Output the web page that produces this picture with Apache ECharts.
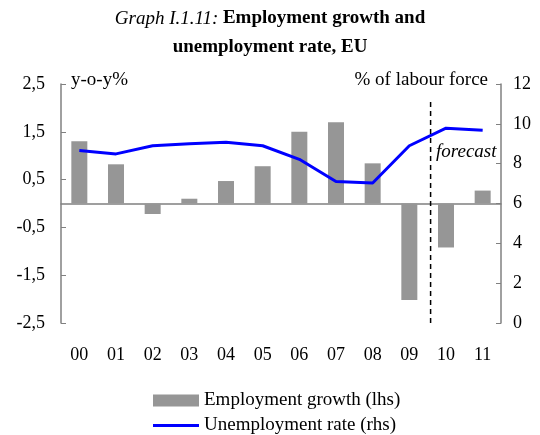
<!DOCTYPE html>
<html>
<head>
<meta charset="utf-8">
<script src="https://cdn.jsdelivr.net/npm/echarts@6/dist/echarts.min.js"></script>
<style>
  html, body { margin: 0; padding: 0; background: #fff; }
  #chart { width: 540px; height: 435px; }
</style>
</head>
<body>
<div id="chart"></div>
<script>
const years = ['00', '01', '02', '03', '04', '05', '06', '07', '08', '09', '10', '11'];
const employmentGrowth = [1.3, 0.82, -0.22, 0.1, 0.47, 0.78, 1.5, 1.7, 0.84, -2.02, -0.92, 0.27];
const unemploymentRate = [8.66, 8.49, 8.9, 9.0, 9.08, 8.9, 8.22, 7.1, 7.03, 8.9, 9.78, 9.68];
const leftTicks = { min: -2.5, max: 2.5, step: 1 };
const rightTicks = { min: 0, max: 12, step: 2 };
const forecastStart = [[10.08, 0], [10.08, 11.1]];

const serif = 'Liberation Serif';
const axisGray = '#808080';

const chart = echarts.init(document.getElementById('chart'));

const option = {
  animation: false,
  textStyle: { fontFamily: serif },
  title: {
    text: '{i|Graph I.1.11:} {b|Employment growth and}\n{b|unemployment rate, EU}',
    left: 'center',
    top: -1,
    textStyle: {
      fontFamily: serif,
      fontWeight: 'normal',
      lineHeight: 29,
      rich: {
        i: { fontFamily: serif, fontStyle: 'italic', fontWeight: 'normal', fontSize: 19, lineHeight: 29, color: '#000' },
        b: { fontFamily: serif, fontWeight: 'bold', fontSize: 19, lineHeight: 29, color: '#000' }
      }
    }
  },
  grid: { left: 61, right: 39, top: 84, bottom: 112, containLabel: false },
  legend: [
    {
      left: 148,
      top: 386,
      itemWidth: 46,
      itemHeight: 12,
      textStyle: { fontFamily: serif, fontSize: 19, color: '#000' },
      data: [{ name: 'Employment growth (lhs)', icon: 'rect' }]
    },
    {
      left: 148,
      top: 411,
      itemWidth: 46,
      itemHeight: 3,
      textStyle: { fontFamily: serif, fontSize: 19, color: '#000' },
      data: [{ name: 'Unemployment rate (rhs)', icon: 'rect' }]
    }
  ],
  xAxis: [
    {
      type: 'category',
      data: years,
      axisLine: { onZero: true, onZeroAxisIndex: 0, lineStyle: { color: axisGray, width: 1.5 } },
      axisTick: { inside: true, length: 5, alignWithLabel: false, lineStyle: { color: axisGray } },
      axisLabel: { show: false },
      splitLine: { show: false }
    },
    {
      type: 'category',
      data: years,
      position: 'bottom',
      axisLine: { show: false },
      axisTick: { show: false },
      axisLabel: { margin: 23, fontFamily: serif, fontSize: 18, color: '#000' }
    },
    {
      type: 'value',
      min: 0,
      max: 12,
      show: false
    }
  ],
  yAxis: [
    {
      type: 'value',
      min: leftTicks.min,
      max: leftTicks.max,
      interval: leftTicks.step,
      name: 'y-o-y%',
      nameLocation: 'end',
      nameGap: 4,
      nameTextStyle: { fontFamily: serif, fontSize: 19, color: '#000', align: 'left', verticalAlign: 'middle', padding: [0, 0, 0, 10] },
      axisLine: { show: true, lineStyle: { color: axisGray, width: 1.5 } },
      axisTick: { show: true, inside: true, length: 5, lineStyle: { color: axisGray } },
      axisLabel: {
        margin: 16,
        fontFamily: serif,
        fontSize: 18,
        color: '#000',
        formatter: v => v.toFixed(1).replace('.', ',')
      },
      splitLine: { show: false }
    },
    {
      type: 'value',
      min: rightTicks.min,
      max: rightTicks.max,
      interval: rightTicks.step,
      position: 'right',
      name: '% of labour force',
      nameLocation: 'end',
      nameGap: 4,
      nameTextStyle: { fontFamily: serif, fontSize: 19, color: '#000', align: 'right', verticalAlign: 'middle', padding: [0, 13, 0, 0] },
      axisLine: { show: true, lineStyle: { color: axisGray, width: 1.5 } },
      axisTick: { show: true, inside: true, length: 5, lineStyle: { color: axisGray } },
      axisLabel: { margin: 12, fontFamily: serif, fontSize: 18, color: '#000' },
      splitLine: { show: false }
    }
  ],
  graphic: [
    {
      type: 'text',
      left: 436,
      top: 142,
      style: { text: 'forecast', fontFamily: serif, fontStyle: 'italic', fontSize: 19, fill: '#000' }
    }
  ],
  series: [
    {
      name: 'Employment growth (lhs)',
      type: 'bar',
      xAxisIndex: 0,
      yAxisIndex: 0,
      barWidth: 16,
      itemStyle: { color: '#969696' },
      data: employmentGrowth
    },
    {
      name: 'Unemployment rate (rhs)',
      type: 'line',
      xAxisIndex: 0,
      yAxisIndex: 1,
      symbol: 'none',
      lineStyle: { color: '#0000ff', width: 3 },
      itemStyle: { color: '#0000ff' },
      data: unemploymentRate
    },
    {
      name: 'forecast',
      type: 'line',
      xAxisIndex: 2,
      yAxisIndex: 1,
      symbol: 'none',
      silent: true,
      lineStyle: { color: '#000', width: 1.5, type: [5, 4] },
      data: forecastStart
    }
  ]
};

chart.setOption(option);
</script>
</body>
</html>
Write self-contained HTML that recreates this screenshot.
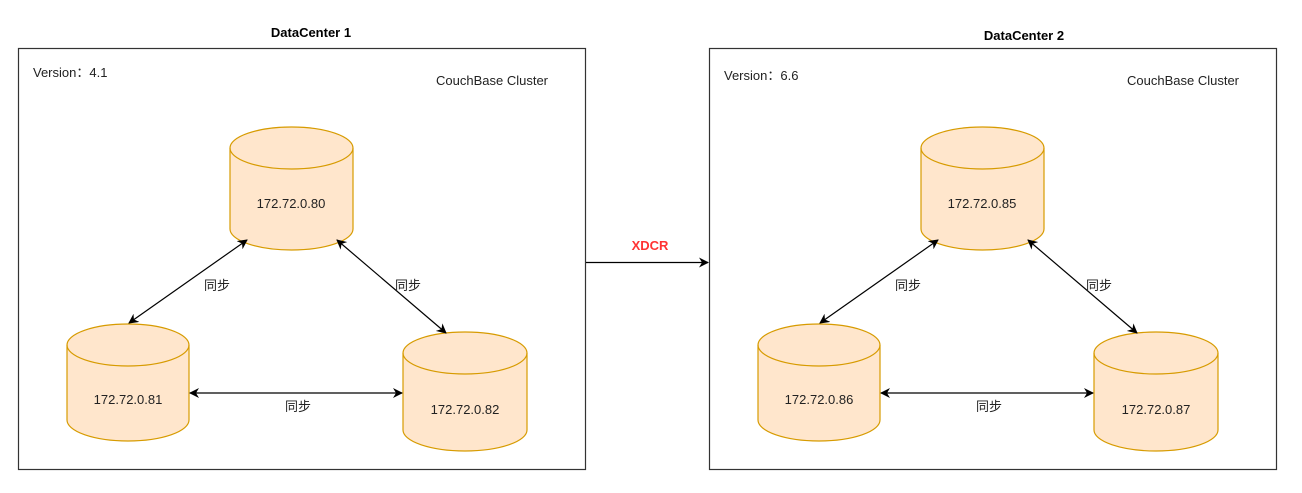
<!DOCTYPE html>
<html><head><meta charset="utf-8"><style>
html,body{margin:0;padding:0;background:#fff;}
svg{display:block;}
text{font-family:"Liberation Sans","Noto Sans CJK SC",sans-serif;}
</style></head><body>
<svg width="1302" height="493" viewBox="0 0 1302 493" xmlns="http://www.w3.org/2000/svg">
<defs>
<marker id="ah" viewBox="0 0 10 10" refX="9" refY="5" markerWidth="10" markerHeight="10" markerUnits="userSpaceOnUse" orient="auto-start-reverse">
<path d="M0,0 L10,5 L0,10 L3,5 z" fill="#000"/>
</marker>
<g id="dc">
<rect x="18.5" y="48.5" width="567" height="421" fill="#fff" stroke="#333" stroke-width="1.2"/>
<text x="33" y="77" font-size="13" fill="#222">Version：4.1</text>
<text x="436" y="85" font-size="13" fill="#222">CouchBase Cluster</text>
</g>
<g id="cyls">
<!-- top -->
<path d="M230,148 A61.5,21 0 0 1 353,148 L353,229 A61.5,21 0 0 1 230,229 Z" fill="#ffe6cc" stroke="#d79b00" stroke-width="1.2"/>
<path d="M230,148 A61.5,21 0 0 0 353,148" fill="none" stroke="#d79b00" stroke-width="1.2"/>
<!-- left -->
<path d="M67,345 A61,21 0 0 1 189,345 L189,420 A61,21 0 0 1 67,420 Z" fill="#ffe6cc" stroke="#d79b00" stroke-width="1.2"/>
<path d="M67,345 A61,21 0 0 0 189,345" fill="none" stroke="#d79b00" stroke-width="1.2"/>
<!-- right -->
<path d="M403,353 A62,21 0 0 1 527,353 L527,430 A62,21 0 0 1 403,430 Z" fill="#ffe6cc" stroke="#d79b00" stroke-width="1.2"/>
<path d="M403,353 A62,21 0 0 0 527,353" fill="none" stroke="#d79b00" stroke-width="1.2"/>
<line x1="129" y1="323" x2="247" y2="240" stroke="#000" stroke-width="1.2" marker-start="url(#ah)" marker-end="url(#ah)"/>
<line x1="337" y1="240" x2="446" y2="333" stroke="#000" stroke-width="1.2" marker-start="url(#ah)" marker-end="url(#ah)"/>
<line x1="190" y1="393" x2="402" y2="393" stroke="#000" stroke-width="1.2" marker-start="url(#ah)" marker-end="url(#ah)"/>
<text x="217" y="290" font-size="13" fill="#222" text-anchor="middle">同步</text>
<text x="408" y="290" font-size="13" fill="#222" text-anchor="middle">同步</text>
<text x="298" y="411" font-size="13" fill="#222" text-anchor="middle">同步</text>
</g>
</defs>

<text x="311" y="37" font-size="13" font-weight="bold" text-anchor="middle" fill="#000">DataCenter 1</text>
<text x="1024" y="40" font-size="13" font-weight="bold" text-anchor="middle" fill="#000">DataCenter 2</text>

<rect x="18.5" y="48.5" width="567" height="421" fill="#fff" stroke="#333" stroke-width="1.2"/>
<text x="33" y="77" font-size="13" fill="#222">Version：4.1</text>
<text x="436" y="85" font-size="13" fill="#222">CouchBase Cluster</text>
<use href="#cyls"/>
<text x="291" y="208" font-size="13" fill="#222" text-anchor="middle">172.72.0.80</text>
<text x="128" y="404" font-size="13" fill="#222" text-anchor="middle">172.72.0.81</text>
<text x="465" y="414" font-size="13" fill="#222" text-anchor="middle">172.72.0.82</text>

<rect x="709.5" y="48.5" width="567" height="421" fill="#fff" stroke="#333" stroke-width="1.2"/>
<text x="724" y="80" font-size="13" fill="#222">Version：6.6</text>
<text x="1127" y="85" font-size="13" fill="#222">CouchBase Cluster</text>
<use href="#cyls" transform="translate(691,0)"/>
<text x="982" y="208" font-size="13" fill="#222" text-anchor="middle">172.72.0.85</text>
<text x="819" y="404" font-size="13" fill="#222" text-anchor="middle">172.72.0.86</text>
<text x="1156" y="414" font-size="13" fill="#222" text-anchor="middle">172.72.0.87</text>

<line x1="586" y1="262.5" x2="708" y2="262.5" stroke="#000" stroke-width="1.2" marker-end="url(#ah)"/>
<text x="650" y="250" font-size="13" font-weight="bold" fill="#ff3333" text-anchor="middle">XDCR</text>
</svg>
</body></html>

• • • • • • •

> Exercise task: Write out, word for word, the lines from the start of the data through the one holding "const chart = echarts.init(document.getElementById('chart'));". Omit pictures.

> Exercise result:
Output the web page that produces this picture with Apache ECharts.
<!DOCTYPE html>
<html>
<head>
<meta charset="utf-8">
<script src="https://cdn.jsdelivr.net/npm/echarts@6/dist/echarts.min.js"></script>
<style>
  html, body { margin: 0; padding: 0; background: #fff; }
  #chart { width: 540px; height: 435px; }
</style>
</head>
<body>
<div id="chart"></div>
<script>
const years = ['00', '01', '02', '03', '04', '05', '06', '07', '08', '09', '10', '11'];
const employmentGrowth = [1.3, 0.82, -0.22, 0.1, 0.47, 0.78, 1.5, 1.7, 0.84, -2.02, -0.92, 0.27];
const unemploymentRate = [8.66, 8.49, 8.9, 9.0, 9.08, 8.9, 8.22, 7.1, 7.03, 8.9, 9.78, 9.68];
const leftTicks = { min: -2.5, max: 2.5, step: 1 };
const rightTicks = { min: 0, max: 12, step: 2 };
const forecastStart = [[10.08, 0], [10.08, 11.1]];

const serif = 'Liberation Serif';
const axisGray = '#808080';

const chart = echarts.init(document.getElementById('chart'));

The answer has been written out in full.